If you’ve been reading this space lately, it’s probably clear that it’s been a rough year. I like having things just so, and almost nothing is “just so” these days. My daughter has not been doing a classical or Charlotte Mason or even insipid Common Core curriculum. She’s been doing workbooks and lots of documentaries and books on tape. We’re trying to get things back on track, but it’s gonna take time.
Meanwhile, I find myself unschooling by accident. And for my daughter, that’s working out better than I thought.
She has always liked making things. This year she realized that adults don’t like the things she made out of those disposable craft kits for kids. So she started asking for nicer supplies. She really enjoys making beaded bracelets, so when she asked to move beyond pony beads, I took her to Jo-Ann’s and she bought (with her own money) some strands of beads and plastic elastic cording. She set to work and made a few really cute bracelets, and I offered to open her an Etsy store. And it ended up being one of the most educational things we’ve ever done with her.
Some of things she’s learned:
-how to make patterns
-lots of family history because Bourys are almost genetically business owners and there are some great inspirational stories to tell
-how to choose color palettes
-how to advertise her merchandise (through her parents’ Facebook profiles, but also by having me “model” bracelets when I go places. I’ve sold a couple right off my wrist.)
-how to pursue outside investment (thanks Taita! She bought her a bunch of beads this past summer to commission a necklace.)
-that promises you make in business can’t be broken without penalties (Sorry Taita! She didn’t like making necklaces. So now she has to pay back $80.)
-how to research design trends (we went to a local department store and examined similar bracelets to see how they were constructed, what seemed to be popular colors this year, and how much they charged for them.)
-how to sell her merchandise (how you speak to your customer, how to suggestion sell, etc.)
-how to calculate a sale price that ensures a profit.
-what happens when you spend all your profits on chocolate for you and your brothers without considering future business needs (what happens is you go temporarily bankrupt and have to beg for outside investment from Taita. lol.)
-what happens when you decrease the quality of your product (she strung her remaining beads willy-nilly to use them up… and unsurprisingly, didn’t sell that one.)
-what effect your enthusiasm about your product has on a sale (when she’s chipper and upbeat, she has better luck selling than when she’s in a bad mood.)
-really basic arithmetic (addition/subtraction, multiplication, using currency)
-how to organize her workspace to encourage peak creativity (when she just dumps the beads in a box vs. sorting them out so she can clearly see what supplies she has to work with)
-that’s it’s a good idea to put your things away after a crafting session or you lose all your work to the next rampaging sibling
She’s seven, and she’s learning all that. With all due respect to hard working public and private school teachers, I know she wouldn’t be learning these sorts of critical entrepreneurial skills there. I can already see that there will be lots of lessons in the future. She hasn’t had to deal with a return yet.
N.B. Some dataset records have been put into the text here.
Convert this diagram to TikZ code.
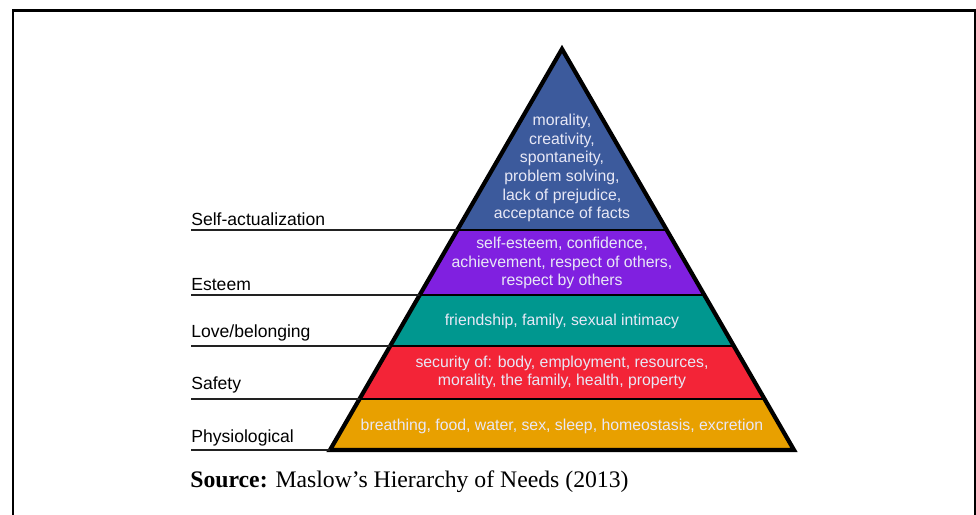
\documentclass[tikz,border=0pt]{standalone}
\usepackage{fontspec}
\setmainfont{Liberation Serif}
\setsansfont{Liberation Sans}
\usetikzlibrary{positioning,calc}

\definecolor{selfcol}{RGB}{60,90,156}
\definecolor{esteemcol}{RGB}{128,32,224}
\definecolor{lovecol}{RGB}{0,151,143}
\definecolor{safecol}{RGB}{243,36,55}
\definecolor{physcol}{RGB}{232,160,0}
\definecolor{inktext}{RGB}{232,232,246}
\definecolor{rulecol}{RGB}{34,34,34}

\tikzset{
  level/.style={anchor=base west, inner sep=0pt, font=\sffamily\fontsize{10}{12}\selectfont},
  needs/.style={align=center, inner sep=0pt, text=inktext,
    font=\sffamily\fontsize{9}{10.6}\selectfont},
  rule/.style={draw=rulecol, line width=1pt},
  band/.style={line width=1.6pt}
}

\begin{document}
\begin{tikzpicture}[x=0.02cm, y=-0.02cm]
  \useasboundingbox (0,0) rectangle (976,514);
  % open frame
  \draw[line width=1.7pt] (13,560) |- (975,10.5) -- (975,560);

  % pyramid corners and band edges
  \coordinate (apex) at (562,49);
  \coordinate (bl) at (330,450);
  \coordinate (br) at (794,450);
  \foreach \n/\t in {1/0.4514, 2/0.6135, 3/0.7406, 4/0.8728}{
    \coordinate (l\n) at ($(apex)!\t!(bl)$);
    \coordinate (r\n) at ($(apex)!\t!(br)$);
  }

  \fill[selfcol] (apex) -- (r1) -- (l1) -- cycle;
  \fill[esteemcol] (l1) -- (r1) -- (r2) -- (l2) -- cycle;
  \fill[lovecol] (l2) -- (r2) -- (r3) -- (l3) -- cycle;
  \fill[safecol] (l3) -- (r3) -- (r4) -- (l4) -- cycle;
  \fill[physcol] (l4) -- (r4) -- (br) -- (bl) -- cycle;
  \foreach \n in {1,...,4}
    \draw[band] (l\n) -- (r\n);
  \draw[line width=2.4pt, line join=miter] (apex) -- (br) -- (bl) -- cycle;

  % level rules on the left
  \coordinate (s1) at (191,230);
  \coordinate (s2) at (191,295);
  \coordinate (s3) at (191,346);
  \coordinate (s4) at (191,399);
  \coordinate (s5) at (191,450);
  \draw[rule] (s1) -- (l1);
  \draw[rule] (s2) -- (l2);
  \draw[rule] (s3) -- (l3);
  \draw[rule] (s4) -- (l4);
  \draw[rule] (s5) -- (bl);

  \node[level] (selfact) at (191,225.5) {Self-actualization};
  \node[level] (esteem) at (191,290.5) {Esteem};
  \node[level] (love) at (191,337) {Love/belonging};
  \node[level] (safety) at (191,389.5) {Safety};
  \node[level] (physio) at (191,442) {Physiological};

  % needs inside the bands
  \node[needs] (selftext) at (562,168) {morality,\\creativity,\\spontaneity,\\problem solving,\\lack of prejudice,\\acceptance of facts};
  \node[needs] (esteemtext) at (562,263) {self-esteem, confidence,\\achievement, respect of others,\\respect by others};
  \node[needs] (lovetext) at (562,321) {friendship, family, sexual intimacy};
  \node[needs] (safetext) at (562,372.5) {security of: body, employment, resources,\\morality, the family, health, property};
  \node[needs] (phystext) at (562,426) {breathing, food, water, sex, sleep, homeostasis, excretion};

  \node[anchor=base west, inner sep=0pt, font=\fontsize{13.5}{16}\selectfont] (source) at (190,487)
    {\textbf{Source:} Maslow’s Hierarchy of Needs (2013)};
\end{tikzpicture}
\end{document}
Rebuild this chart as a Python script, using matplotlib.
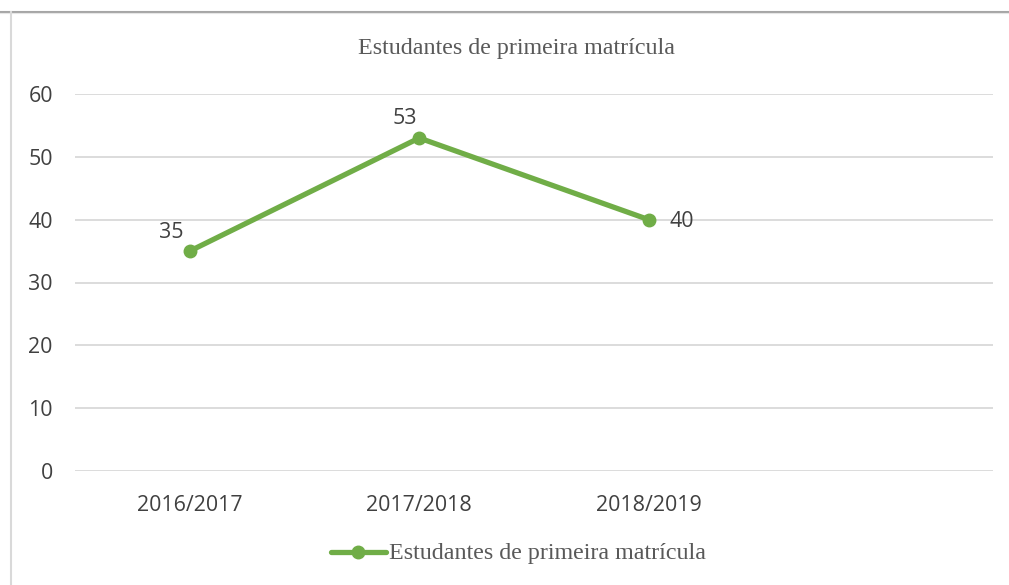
import matplotlib
matplotlib.use("Agg")
import matplotlib.pyplot as plt
from matplotlib.lines import Line2D

categories = ["2016/2017", "2017/2018", "2018/2019", ""]
values = [35, 53, 40]
label_offsets = [(-19, 19), (-14, 19), (33, -2)]  # pixel offsets of data labels
title = "Estudantes de primeira matrícula"
yticks = [0, 10, 20, 30, 40, 50, 60]

GREEN = "#70AD47"
TEXT = "#404040"
TITLE = "#595959"
GRID = "#D9D9D9"

W, H = 1009, 585
fig = plt.figure(figsize=(W / 100, H / 100), dpi=100)

# chart frame lines
fig.add_artist(Line2D([0, 1], [1 - 11.5 / H, 1 - 11.5 / H], color="#A6A6A6", lw=1.5))
fig.add_artist(Line2D([0, 1], [1 - 13 / H, 1 - 13 / H], color="#E6E6E6", lw=0.8))
fig.add_artist(Line2D([11 / W, 11 / W], [0, 1 - 12 / H], color="#D9D9D9", lw=1.5))

ax = fig.add_axes([75 / W, 1 - 471 / H, 918 / W, 377 / H])
ax.set_xlim(-0.5, len(categories) - 0.5)
ax.set_ylim(0, 60)
for s in ax.spines.values():
    s.set_visible(False)
ax.set_yticks(yticks)
ax.yaxis.grid(True, color=GRID, lw=1.3)
ax.set_axisbelow(True)
ax.tick_params(axis="both", length=0, labelsize=15.4, labelcolor=TEXT)
ax.tick_params(axis="y", pad=16)
ax.tick_params(axis="x", pad=17)
ax.set_xticks(range(len(categories)))
ax.set_xticklabels(categories)
for lab in ax.get_xticklabels() + ax.get_yticklabels():
    lab.set_fontfamily("Open Sans")

xs = list(range(len(values)))
ax.plot(xs, values, color=GREEN, lw=3.8, marker="o", ms=9, solid_capstyle="round", zorder=3)

for x, v, (dx, dy) in zip(xs, values, label_offsets):
    ax.annotate(str(v), (x, v), xytext=(dx * 0.72, dy * 0.72), textcoords="offset points",
                ha="center", va="center", fontsize=15.4, color=TEXT, family="Open Sans")

fig.text(517 / W, 1 - 48.5 / H, title, ha="center", va="center", fontsize=17.3,
         color=TITLE, family="Liberation Serif")

# legend
ly = 1 - 552 / H
fig.add_artist(Line2D([331 / W, 386 / W], [ly, ly], color=GREEN, lw=3.8, solid_capstyle="round"))
fig.add_artist(Line2D([358 / W], [ly], color=GREEN, marker="o", ms=9, lw=0))
fig.text(389 / W, 1 - 554 / H, title, ha="left", va="center", fontsize=17.3, color=TITLE,
         family="Liberation Serif")

fig.savefig("out.png", dpi=100)
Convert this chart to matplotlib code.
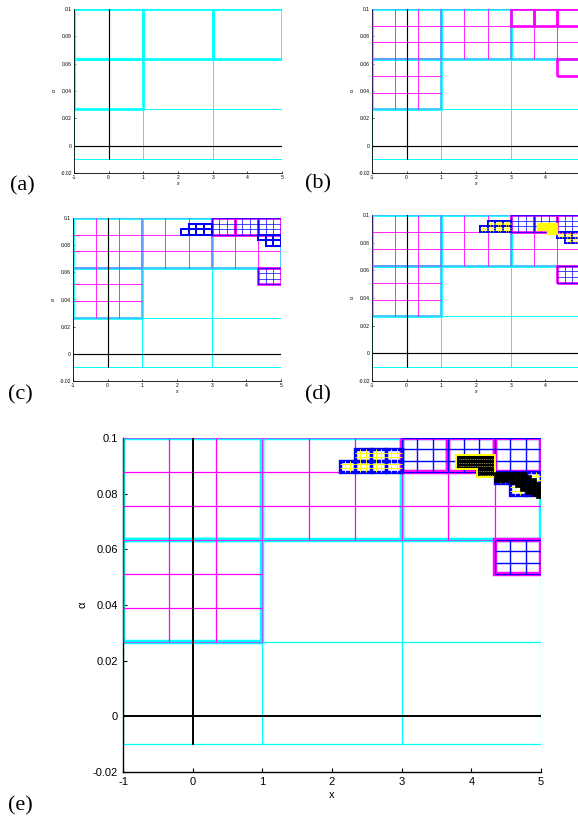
import numpy as np
import matplotlib
matplotlib.use("Agg")
import matplotlib.pyplot as plt
from matplotlib.collections import LineCollection
from matplotlib.patches import Rectangle

W, H = 578, 824

# ---------------- data ----------------
x_lo, x_hi = -1.0, 5.0          # level-0 domain
y_lo, y_hi = -0.01, 0.1
n0 = 3                           # level-0 cells per direction
ratio = 3                        # refinement ratio

xticks = [-1, 0, 1, 2, 3, 4, 5]
xticklabels = ["-1", "0", "1", "2", "3", "4", "5"]
yticks = [-0.02, 0, 0.02, 0.04, 0.06, 0.08, 0.1]
yticklabels = ["-0.02", "0", "0.02", "0.04", "0.06", "0.08", "0.1"]

# lower-left corners of level-1 patches (one level-0 cell each)
L1_x = [-1.0, -1.0, 1.0, 3.0]
L1_y = [0.026667, 0.063333, 0.063333, 0.063333]
# level-2 patches (one level-1 cell each)
L2_x = [3.0, 3.6667, 4.3333, 4.3333]
L2_y = [0.087778, 0.087778, 0.087778, 0.051111]
# level-3 patches (one level-2 cell each)
L3_x = [2.1111, 2.3333, 2.5556, 2.7778, 2.3333, 2.5556, 2.7778,
        4.3333, 4.5556, 4.7778, 4.5556, 4.7778]
L3_y = [0.087778, 0.087778, 0.087778, 0.087778, 0.091852, 0.091852, 0.091852,
        0.083704, 0.083704, 0.083704, 0.079630, 0.079630]
# level-4 patches (yellow framed region)
L4_x0 = [3.80, 4.09]
L4_x1 = [4.33, 4.33]
L4_y0 = [0.0891, 0.0862]
L4_y1 = [0.0934, 0.0891]
# finest (black) band on the right
band_x0 = [4.33, 4.56, 4.63, 4.70, 4.78, 4.85, 4.93]
band_x1 = [4.56, 4.63, 4.70, 4.78, 4.85, 4.93, 5.00]
band_y0 = [0.0843, 0.0835, 0.0823, 0.0811, 0.0800, 0.0792, 0.0784]
band_y1 = [0.0879, 0.0879, 0.0879, 0.0877, 0.0866, 0.0855, 0.0843]

panel_labels = ["(a)", "(b)", "(c)", "(d)", "(e)"]

# cell sizes per level
dx0 = (x_hi - x_lo) / n0
dy0 = (y_hi - y_lo) / n0
dxs = [dx0 / ratio**k for k in range(5)]
dys = [dy0 / ratio**k for k in range(5)]

CYAN, MAG, BLUE, YEL = "#00FFFF", "#FF00FF", "#0000FF", "#FFFF00"


def grid_lines(ax, xs, ys, dx, dy, n, color, lw, z, edge_lw=None):
    segs, esegs = [], []
    for x0, y0 in zip(xs, ys):
        for i in range(n + 1):
            xx = x0 + i * dx / n
            yy = y0 + i * dy / n
            tgt = esegs if i in (0, n) else segs
            tgt.append([(xx, y0), (xx, y0 + dy)])
            tgt.append([(x0, yy), (x0 + dx, yy)])
    ax.add_collection(LineCollection(segs, colors=color, linewidths=lw, zorder=z))
    if edge_lw:
        ax.add_collection(LineCollection(esegs, colors=color, linewidths=edge_lw, zorder=z))


def boxes(ax, xs, ys, dx, dy, color, lw, z):
    for x0, y0 in zip(xs, ys):
        ax.add_patch(Rectangle((x0, y0), dx, dy, fill=False, edgecolor=color,
                               linewidth=lw, zorder=z, joinstyle="miter"))


def panel(rect, stage, big, clip_right=False):
    ax = fig.add_axes(rect)
    s = 1.0 if big else 0.6
    # level-0 grid
    gx = [x_lo + i * dx0 for i in range(n0 + 1)]
    gy = [y_lo + i * dy0 for i in range(n0 + 1)]
    segs = [[(x, y_lo), (x, y_hi)] for x in gx] + [[(x_lo, y), (x_hi, y)] for y in gy]
    ax.add_collection(LineCollection(segs, colors=CYAN, linewidths=(0.9 if big else 0.7),
                                     zorder=1))
    # level-1 patches
    boxes(ax, L1_x, L1_y, dxs[0], dys[0], CYAN, 3.2 * s, 2)
    if stage >= 1:
        grid_lines(ax, L1_x, L1_y, dxs[0], dys[0], ratio, MAG, (0.9 if big else 0.6), 3,
                   edge_lw=(0.45 if big else 0.3))
        boxes(ax, L2_x, L2_y, dxs[1], dys[1], MAG, 3.2 * s, 4)
    if stage >= 2:
        grid_lines(ax, L2_x, L2_y, dxs[1], dys[1], ratio, BLUE, (1.0 if big else 0.5), 5,
                   edge_lw=(0.8 if big else 0.5))
        boxes(ax, L3_x, L3_y, dxs[2], dys[2], BLUE, 2.4 * s, 6)
    if stage >= 3:
        grid_lines(ax, L3_x, L3_y, dxs[2], dys[2], ratio, YEL, 0.7 * s, 7)
        for x0, x1, y0, y1 in zip(L4_x0, L4_x1, L4_y0, L4_y1):
            ax.add_patch(Rectangle((x0, y0), x1 - x0, y1 - y0, fill=(stage == 3),
                                   facecolor=YEL, edgecolor=YEL,
                                   linewidth=2.8 * s, zorder=8))
    if stage >= 4:
        for x0, x1, y0, y1 in zip(L4_x0, L4_x1, L4_y0, L4_y1):
            ax.add_patch(Rectangle((x0, y0), x1 - x0, y1 - y0, facecolor="black",
                                   edgecolor="none", zorder=9))
            ny = int(round((y1 - y0) / dys[3]))
            for j in range(ny):
                yy = y0 + (j + 0.5) * dys[3]
                ax.plot([x0 + 0.02, x1 - 0.02], [yy, yy], color="#b8b060", lw=0.7,
                        ls=(0, (0.8, 1.0)), zorder=10)
        for x0, x1, y0, y1 in zip(band_x0, band_x1, band_y0, band_y1):
            ax.add_patch(Rectangle((x0, y0), x1 - x0, y1 - y0, facecolor="black",
                                   edgecolor="black", linewidth=0.5, zorder=9))
    # coordinate axes
    ax.plot([0, 0], [y_lo, y_hi], color="black", lw=1.4 * s, zorder=11)
    ax.plot([x_lo, x_hi], [0, 0], color="black", lw=1.4 * s, zorder=11)

    ax.set_xlim(-1, 5)
    ax.set_ylim(-0.02, 0.1)
    ax.set_xticks(xticks)
    labs = list(xticklabels)
    if clip_right:
        labs[-1] = ""
    ax.set_xticklabels(labs)
    ax.set_yticks(yticks)
    ax.set_yticklabels(yticklabels)
    for sp in ["top", "right"]:
        ax.spines[sp].set_visible(False)
    for sp in ["left", "bottom"]:
        ax.spines[sp].set_linewidth(1.0 * s)
    fs = 8 if big else 3.6
    ax.tick_params(direction="in", length=3 if big else 1.5, width=0.8 * s,
                   labelsize=fs, pad=3.5 if big else 1.5)
    ax.set_xlabel("x", fontsize=fs, labelpad=2 if big else 1)
    ax.set_ylabel("α", fontsize=fs, labelpad=4 if big else 3)
    ax.set_facecolor("white")
    return ax


plt.rcParams["font.family"] = ["Liberation Sans", "DejaVu Sans"]
fig = plt.figure(figsize=(W / 100, H / 100), dpi=100)


def frac(left, top, right, bottom):
    return [left / W, 1 - bottom / H, (right - left) / W, (bottom - top) / H]


panel(frac(74, 9, 282, 173), 0, False)
panel(frac(372, 9, 580, 173), 1, False, clip_right=True)
panel(frac(73, 218, 281, 381), 2, False)
panel(frac(372, 215, 580, 381), 3, False, clip_right=True)
panel(frac(123, 438, 541, 772), 4, True)

lab_pos = [(10, 186), (305, 184), (8, 395), (305, 395), (8, 806)]
for lab, (px, py) in zip(panel_labels, lab_pos):
    fig.text(px / W, 1 - py / H, lab, fontsize=16, family="Liberation Serif",
             ha="left", va="center")

fig.savefig("out.png", dpi=100)
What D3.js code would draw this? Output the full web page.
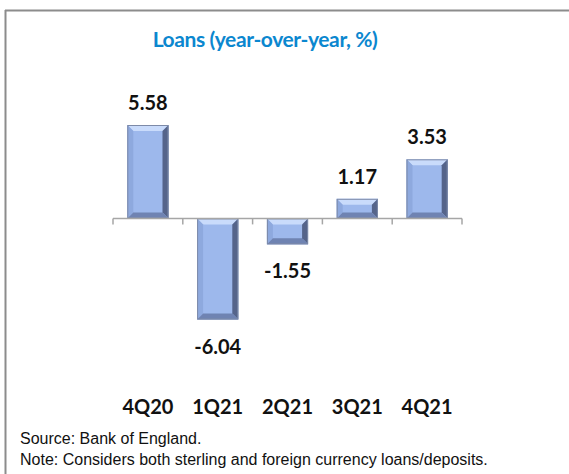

She might want to invest in her skills by taking a class or reading some how-to books (which might encourage her to actually want to read I hope). She hasn’t had to file taxes. Eventually, she’ll need to start listing these herself, so: photography, using photo editing software, learning to type and navigate the guidelines of an online host, maybe finding local craft shows to go to. Lots to learn!
I’m glad we did it, and I hope my other kids find something that they can grab on to like she did.